Irvine-based Yard House Restaurants LLC has sold a 70% stake to San Francisco-based private equity firm TSG Consumer Partners. Steel Platt, a company founder and chief executive, plans to continue running the restaurant operator. Platt and some other roughly 100 investors, including employees, sold stakes in the company. Terms of the deal weren’t disclosed. The company has 16 restaurants in California, Arizona, Colorado, Florida, Hawaii, Illinois, Kansas and Nevada. It generates about $115 million in yearly sales and employs 600 workers in OC.
Santa Ana-based Synchronous Aerospace Group, a maker of aerospace and defense parts, was acquired by private equity firm Littlejohn & Co. Terms of the deal weren’t disclosed. It’s worth at least $100 million as it required Federal Trade Commission approval under the Hart-Scott-Rodino Act. Los Angeles-based investor Hancock Park Associates sold Synchronous Aerospace. Synchronous makes parts for commercial and defense aerospace companies.

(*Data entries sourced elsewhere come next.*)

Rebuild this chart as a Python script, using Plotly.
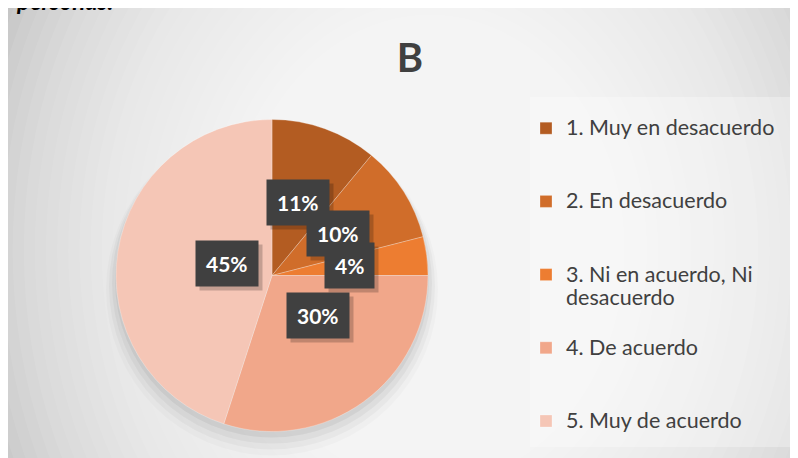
import plotly.graph_objects as go
import math

# ---------------- data ----------------
categories = [
    "1. Muy en desacuerdo",
    "2. En desacuerdo",
    "3. Ni en acuerdo, Ni<br>desacuerdo",
    "4. De acuerdo",
    "5. Muy de acuerdo",
]
values = [11, 10, 4, 30, 45]
colors = ["#B35C22", "#D06D2A", "#ED7D31", "#F1A78A", "#F5C6B6"]
title_text = "B"
caption_text = "personas."

# ---------------- geometry helpers (reference pixels -> paper) ----------------
W, H = 798, 458
OFF = 8  # the page body margin shifts the figure by 8 px right and down

def px(x):
    return (x - OFF) / W

def py(y):
    return 1 - (y - OFF) / H

cx, cy, R = 272, 275.5, 156

# legend labels padded to three lines each so spacing matches the reference
legend_labels = []
for i, c in enumerate(categories):
    n = c.count("<br>") + 1
    pad = 0 if i == len(categories) - 1 else 3 - n
    legend_labels.append("<span style='font-size:21.5px'>" + c + "</span>" + "<br> " * pad)

fig = go.Figure()
fig.add_trace(go.Pie(
    labels=legend_labels,
    values=values,
    sort=False,
    direction="clockwise",
    rotation=0,
    textinfo="none",
    hoverinfo="skip",
    marker=dict(colors=colors, line=dict(color="rgba(255,255,255,0.45)", width=0.6)),
    domain=dict(x=[px(cx - R), px(cx + R)], y=[py(cy + R), py(cy - R)]),
    showlegend=True,
))

shapes = []
# chart frame background (radial-ish gradient built from layered ellipses)
shapes.append(dict(type="rect", xref="paper", yref="paper", layer="below",
                   x0=px(8), x1=1.05, y0=-0.05, y1=py(7),
                   fillcolor="#C2C2C2", line=dict(width=0)))
N = 30
gx, gy, grx, gry = 430, 250, 430, 520
for k in range(N):
    s = 1.1 - k * (0.75 / (N - 1))
    shapes.append(dict(type="circle", xref="paper", yref="paper", layer="below",
                       x0=px(gx - grx * s), x1=px(gx + grx * s),
                       y0=py(gy + gry * s), y1=py(gy - gry * s),
                       fillcolor="rgba(255,255,255,0.08)", line=dict(width=0)))
# re-cover the area outside the frame with white
shapes.append(dict(type="rect", xref="paper", yref="paper", layer="below",
                   x0=-0.05, x1=px(8), y0=-0.05, y1=1.05, fillcolor="white", line=dict(width=0)))
shapes.append(dict(type="rect", xref="paper", yref="paper", layer="below",
                   x0=-0.05, x1=1.05, y0=py(7), y1=1.05, fillcolor="white", line=dict(width=0)))
# legend panel
shapes.append(dict(type="rect", xref="paper", yref="paper", layer="below",
                   x0=px(530), x1=px(793), y0=py(447), y1=py(97),
                   fillcolor="rgba(255,255,255,0.3)", line=dict(width=0)))
# soft pie shadow (mostly below the pie)
for dr, dy, a in [(10, 14, 0.02), (7, 11, 0.03), (4, 8, 0.04), (1, 5, 0.05)]:
    shapes.append(dict(type="circle", xref="paper", yref="paper", layer="below",
                       x0=px(cx - R - dr), x1=px(cx + R + dr),
                       y0=py(cy + dy + R + dr), y1=py(cy + dy - R - dr),
                       fillcolor=f"rgba(0,0,0,{a})", line=dict(width=0)))

# data labels at half radius along each slice's mid-angle
annotations = []
total = sum(values)
cum = 0
for v in values:
    mid = (cum + v / 2) / total * 2 * math.pi
    cum += v
    lx = cx + 0.5 * R * math.sin(mid)
    ly = cy - 0.5 * R * math.cos(mid)
    txt = f"<b>{round(v / total * 100)}%</b>"
    annotations.append(dict(x=px(lx), y=py(ly), xref="paper", yref="paper",
                            text=txt, showarrow=False, xshift=4, yshift=-4,
                            font=dict(family="Lato", size=21, color="rgba(0,0,0,0)"),
                            bgcolor="rgba(0,0,0,0.2)", borderpad=10))
    annotations.append(dict(x=px(lx), y=py(ly), xref="paper", yref="paper",
                            text=txt, showarrow=False,
                            font=dict(family="Lato", size=21, color="white"),
                            bgcolor="#404040", borderpad=10))

annotations.append(dict(x=px(14), y=py(16.5), xref="paper", yref="paper",
                        xanchor="left", yanchor="bottom", showarrow=False,
                        text=f"<b><i>{caption_text}</i></b>",
                        font=dict(family="Lato", size=24, color="black")))

fig.update_layout(
    width=W, height=H,
    margin=dict(l=0, r=0, t=0, b=0),
    paper_bgcolor="white",
    plot_bgcolor="rgba(0,0,0,0)",
    title=dict(text=f"<b>{title_text}</b>", x=px(410), y=py(58),
               xanchor="center", yanchor="middle", xref="paper", yref="paper",
               font=dict(family="Lato", size=40, color="#404040")),
    legend=dict(x=px(526), y=py(110), xanchor="left", yanchor="top",
                valign="top", bgcolor="rgba(0,0,0,0)", maxheight=600,
                font=dict(family="Lato", size=18, color="#404040")),
    shapes=shapes,
    annotations=annotations,
)

fig.write_html("out.html")
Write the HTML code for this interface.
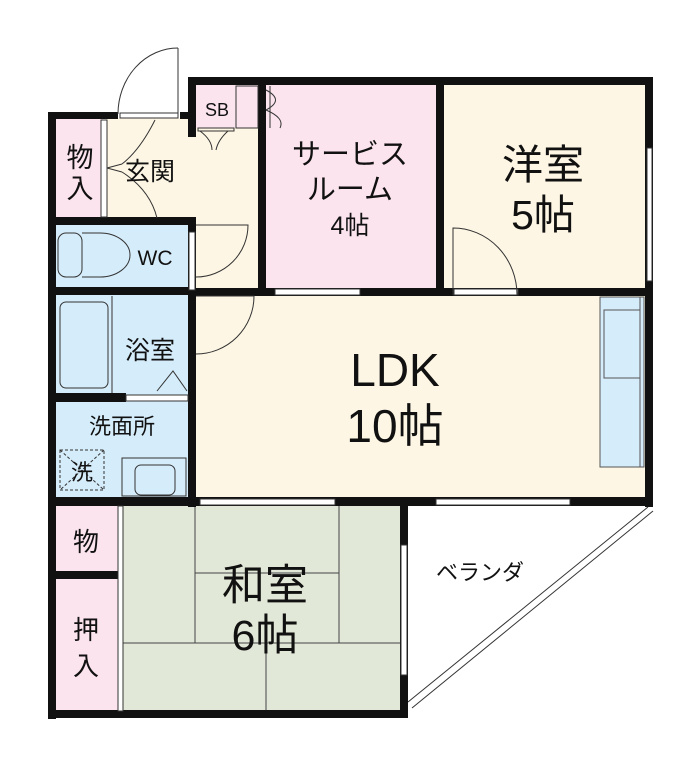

It employs about 230 people at three local facilities and about 650 people across the country.
Restructuring retailer Pacific Sunwear of California Inc. lost $10.5 million for the quarter ended Aug. 4, versus a profit of $9.7 million a year ago. Charges drove the loss. Excluding one-time costs to close about 75 demo stores selling urban fashions, Anaheim-based Pacific Sunwear earned $4.8 million. The profit after charges was in line with Wall Street expectations. Revenue for the quarter rose nearly 10% to $344.2 million, above expectations. Pacific Sunwear runs mall stores selling surfwear, shoes and hip hop clothes.
Foothill Ranch-based Wet Seal Inc., which runs clothing stores for girls and young women, saw a profit of $6.8 million for the quarter ended Aug. 4, up 54% from a year earlier. The profit was slightly ahead of Wall Street expectations. Sales were $143.3 million, up 10% and in line with estimates. The company warned about results for the current quarter, offering a forecast below what Wall Street had expected. Sales at stores open at least a year could be flat to down 3% for the quarter, Wet Seal said. Profits could be as much as $9.6 million, below Wall Street’s expected $10.5 million.